• Supplied information:

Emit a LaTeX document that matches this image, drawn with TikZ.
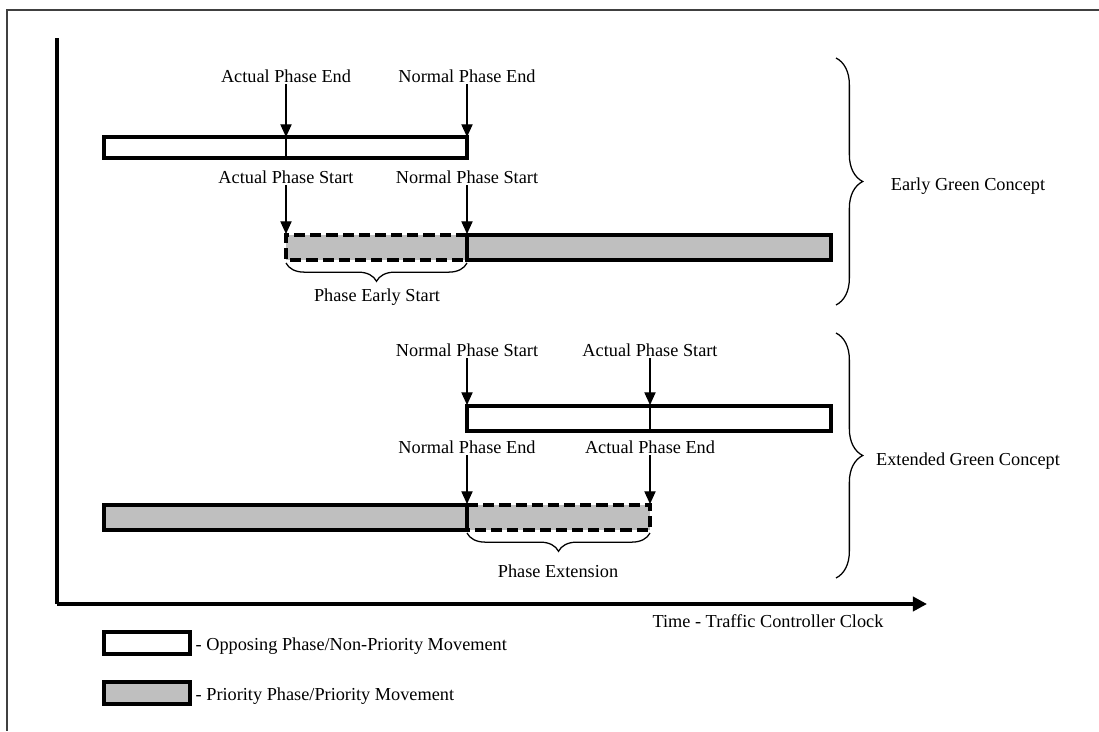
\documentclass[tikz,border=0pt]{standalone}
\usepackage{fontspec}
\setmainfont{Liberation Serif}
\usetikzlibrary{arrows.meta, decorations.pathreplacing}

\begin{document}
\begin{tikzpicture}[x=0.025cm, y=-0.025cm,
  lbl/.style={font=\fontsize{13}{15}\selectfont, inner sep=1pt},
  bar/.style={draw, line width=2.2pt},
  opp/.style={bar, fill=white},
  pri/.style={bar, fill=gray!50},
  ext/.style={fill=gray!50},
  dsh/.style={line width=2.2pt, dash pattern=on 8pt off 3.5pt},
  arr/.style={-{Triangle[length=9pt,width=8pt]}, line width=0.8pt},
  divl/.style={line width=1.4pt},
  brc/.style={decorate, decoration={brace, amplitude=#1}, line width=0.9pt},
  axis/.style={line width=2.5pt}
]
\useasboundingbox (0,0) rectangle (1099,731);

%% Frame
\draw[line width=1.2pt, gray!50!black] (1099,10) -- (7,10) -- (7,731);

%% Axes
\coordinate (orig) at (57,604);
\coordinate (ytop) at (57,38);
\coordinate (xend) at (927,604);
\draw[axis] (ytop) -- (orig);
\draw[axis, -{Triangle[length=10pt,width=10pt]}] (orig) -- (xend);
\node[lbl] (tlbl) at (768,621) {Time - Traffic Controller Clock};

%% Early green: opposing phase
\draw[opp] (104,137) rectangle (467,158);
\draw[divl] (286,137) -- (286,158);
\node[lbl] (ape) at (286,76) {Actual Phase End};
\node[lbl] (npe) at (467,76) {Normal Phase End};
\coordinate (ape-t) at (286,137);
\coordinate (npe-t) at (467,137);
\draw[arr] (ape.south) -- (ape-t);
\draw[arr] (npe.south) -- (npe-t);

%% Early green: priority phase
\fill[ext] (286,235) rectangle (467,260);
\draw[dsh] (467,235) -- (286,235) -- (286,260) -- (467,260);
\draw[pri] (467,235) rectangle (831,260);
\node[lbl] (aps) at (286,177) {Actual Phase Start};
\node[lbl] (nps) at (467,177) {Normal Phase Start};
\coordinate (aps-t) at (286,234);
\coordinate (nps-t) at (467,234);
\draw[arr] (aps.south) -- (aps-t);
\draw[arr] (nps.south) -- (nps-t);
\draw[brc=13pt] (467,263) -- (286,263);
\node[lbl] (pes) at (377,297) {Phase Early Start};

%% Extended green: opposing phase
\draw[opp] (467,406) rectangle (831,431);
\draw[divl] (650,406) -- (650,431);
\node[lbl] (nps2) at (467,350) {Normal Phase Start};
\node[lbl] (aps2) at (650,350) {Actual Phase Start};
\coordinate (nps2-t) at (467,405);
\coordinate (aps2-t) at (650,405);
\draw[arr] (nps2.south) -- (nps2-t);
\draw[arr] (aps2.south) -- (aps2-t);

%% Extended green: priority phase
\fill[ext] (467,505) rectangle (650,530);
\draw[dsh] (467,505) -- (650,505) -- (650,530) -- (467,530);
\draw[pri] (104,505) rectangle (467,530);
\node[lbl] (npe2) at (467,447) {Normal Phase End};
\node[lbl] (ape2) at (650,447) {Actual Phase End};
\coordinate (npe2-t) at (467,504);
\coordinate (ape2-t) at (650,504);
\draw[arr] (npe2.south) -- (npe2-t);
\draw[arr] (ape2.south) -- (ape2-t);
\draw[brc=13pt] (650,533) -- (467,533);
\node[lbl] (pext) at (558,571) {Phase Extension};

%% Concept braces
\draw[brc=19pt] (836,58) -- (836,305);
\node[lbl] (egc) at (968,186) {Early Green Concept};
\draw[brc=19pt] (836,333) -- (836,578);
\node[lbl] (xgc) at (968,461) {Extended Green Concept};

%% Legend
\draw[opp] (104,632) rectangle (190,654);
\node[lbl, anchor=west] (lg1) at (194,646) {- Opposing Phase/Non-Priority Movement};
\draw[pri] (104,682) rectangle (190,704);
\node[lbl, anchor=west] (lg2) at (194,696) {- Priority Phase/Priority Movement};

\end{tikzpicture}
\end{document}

...

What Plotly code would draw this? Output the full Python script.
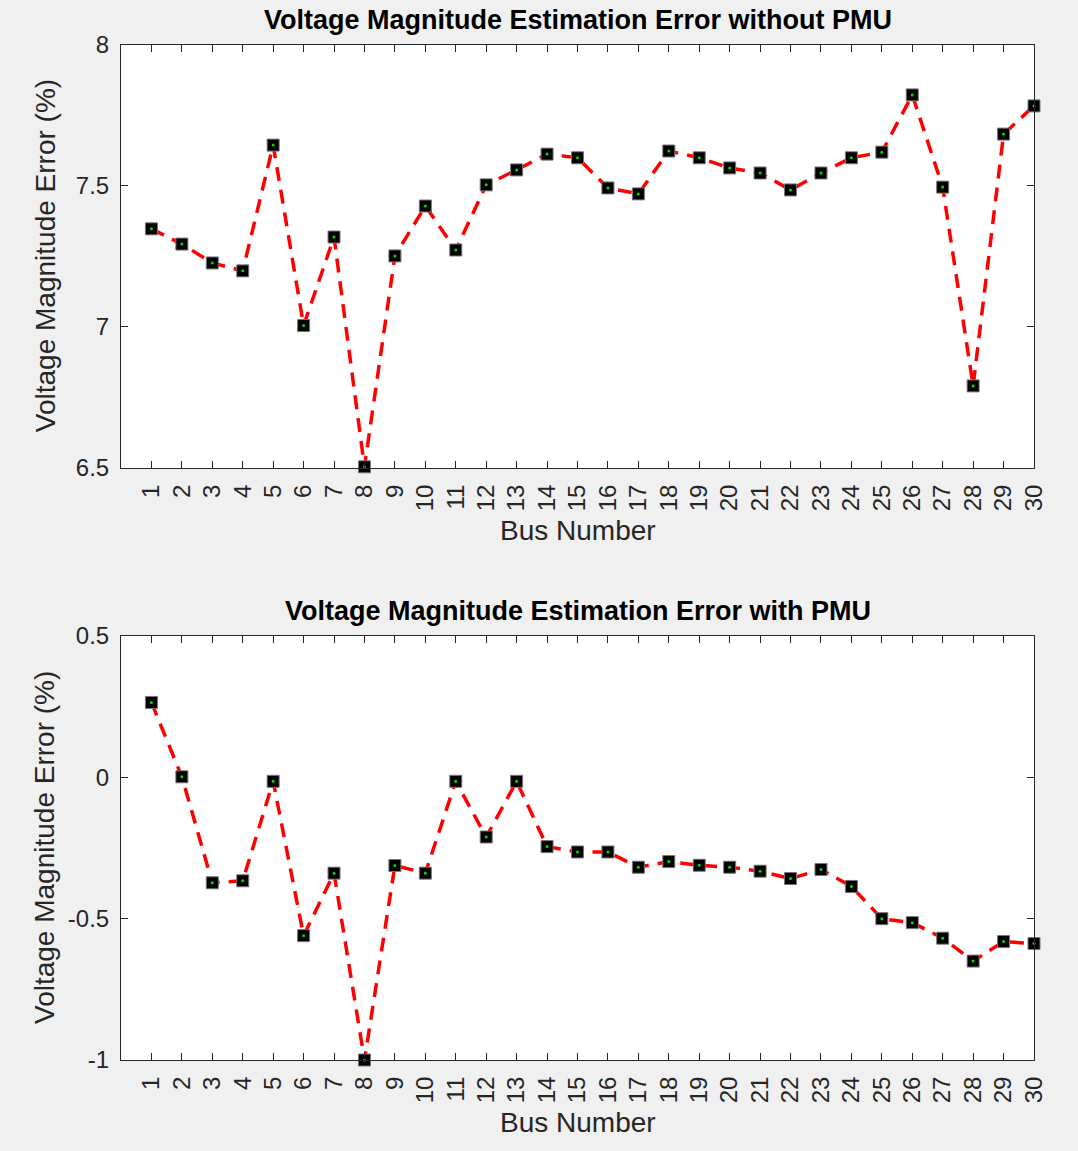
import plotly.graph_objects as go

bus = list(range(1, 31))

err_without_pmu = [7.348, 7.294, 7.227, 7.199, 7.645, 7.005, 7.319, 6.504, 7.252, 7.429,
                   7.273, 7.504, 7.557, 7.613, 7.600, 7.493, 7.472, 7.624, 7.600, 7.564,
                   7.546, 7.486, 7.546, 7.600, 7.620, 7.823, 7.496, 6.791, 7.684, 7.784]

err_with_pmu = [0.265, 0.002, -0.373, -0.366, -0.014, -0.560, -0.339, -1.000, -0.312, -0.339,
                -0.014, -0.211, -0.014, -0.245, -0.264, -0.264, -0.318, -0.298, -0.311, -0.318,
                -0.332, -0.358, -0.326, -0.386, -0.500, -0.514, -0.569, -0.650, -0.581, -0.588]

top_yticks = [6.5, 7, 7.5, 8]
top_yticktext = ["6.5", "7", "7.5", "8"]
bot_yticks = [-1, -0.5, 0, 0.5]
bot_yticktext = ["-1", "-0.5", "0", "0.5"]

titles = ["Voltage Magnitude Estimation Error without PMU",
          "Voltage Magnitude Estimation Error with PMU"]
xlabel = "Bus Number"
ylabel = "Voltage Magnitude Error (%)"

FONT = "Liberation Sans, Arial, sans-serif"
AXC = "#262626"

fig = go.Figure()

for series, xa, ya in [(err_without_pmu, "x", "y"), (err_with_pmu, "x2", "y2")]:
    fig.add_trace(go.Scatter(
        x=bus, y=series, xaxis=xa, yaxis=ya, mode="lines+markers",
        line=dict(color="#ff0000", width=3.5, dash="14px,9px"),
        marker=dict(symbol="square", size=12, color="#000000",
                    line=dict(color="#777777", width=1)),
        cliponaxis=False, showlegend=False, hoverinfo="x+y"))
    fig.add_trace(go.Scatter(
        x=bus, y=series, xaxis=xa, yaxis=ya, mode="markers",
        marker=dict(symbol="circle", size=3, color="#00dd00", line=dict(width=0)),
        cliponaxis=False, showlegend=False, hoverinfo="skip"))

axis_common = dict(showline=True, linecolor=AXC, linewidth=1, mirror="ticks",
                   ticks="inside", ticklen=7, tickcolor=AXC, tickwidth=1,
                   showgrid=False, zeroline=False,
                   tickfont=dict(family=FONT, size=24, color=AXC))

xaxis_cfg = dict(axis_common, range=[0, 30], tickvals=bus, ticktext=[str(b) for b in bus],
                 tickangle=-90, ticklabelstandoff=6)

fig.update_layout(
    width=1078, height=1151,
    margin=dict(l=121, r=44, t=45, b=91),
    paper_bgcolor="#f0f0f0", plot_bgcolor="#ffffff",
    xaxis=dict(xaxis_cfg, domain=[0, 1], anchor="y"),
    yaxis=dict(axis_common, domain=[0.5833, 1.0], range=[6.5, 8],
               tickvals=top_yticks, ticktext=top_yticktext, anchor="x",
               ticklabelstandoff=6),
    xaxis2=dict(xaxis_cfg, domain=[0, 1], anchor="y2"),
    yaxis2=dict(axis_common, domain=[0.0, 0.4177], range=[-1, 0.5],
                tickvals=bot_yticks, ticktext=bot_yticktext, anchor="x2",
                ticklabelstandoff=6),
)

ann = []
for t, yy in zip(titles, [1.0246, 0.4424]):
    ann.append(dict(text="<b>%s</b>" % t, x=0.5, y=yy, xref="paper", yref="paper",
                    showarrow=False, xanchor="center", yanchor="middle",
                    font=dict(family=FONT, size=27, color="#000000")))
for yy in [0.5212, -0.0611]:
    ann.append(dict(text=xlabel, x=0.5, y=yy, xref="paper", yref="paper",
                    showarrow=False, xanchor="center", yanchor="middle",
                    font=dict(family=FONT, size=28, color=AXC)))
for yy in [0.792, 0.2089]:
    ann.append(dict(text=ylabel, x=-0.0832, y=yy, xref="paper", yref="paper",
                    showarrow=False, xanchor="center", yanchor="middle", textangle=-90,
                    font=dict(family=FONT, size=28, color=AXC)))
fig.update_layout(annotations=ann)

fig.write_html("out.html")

• Stated goal: Within the listing above, extract exactly the lines that run from the one containing "Emit a LaTeX" through the one containing "(npe.south) -- (npe-t);", excluding any pictures.

• Task result:
Emit a LaTeX document that matches this image, drawn with TikZ.
\documentclass[tikz,border=0pt]{standalone}
\usepackage{fontspec}
\setmainfont{Liberation Serif}
\usetikzlibrary{arrows.meta, decorations.pathreplacing}

\begin{document}
\begin{tikzpicture}[x=0.025cm, y=-0.025cm,
  lbl/.style={font=\fontsize{13}{15}\selectfont, inner sep=1pt},
  bar/.style={draw, line width=2.2pt},
  opp/.style={bar, fill=white},
  pri/.style={bar, fill=gray!50},
  ext/.style={fill=gray!50},
  dsh/.style={line width=2.2pt, dash pattern=on 8pt off 3.5pt},
  arr/.style={-{Triangle[length=9pt,width=8pt]}, line width=0.8pt},
  divl/.style={line width=1.4pt},
  brc/.style={decorate, decoration={brace, amplitude=#1}, line width=0.9pt},
  axis/.style={line width=2.5pt}
]
\useasboundingbox (0,0) rectangle (1099,731);

%% Frame
\draw[line width=1.2pt, gray!50!black] (1099,10) -- (7,10) -- (7,731);

%% Axes
\coordinate (orig) at (57,604);
\coordinate (ytop) at (57,38);
\coordinate (xend) at (927,604);
\draw[axis] (ytop) -- (orig);
\draw[axis, -{Triangle[length=10pt,width=10pt]}] (orig) -- (xend);
\node[lbl] (tlbl) at (768,621) {Time - Traffic Controller Clock};

%% Early green: opposing phase
\draw[opp] (104,137) rectangle (467,158);
\draw[divl] (286,137) -- (286,158);
\node[lbl] (ape) at (286,76) {Actual Phase End};
\node[lbl] (npe) at (467,76) {Normal Phase End};
\coordinate (ape-t) at (286,137);
\coordinate (npe-t) at (467,137);
\draw[arr] (ape.south) -- (ape-t);
\draw[arr] (npe.south) -- (npe-t);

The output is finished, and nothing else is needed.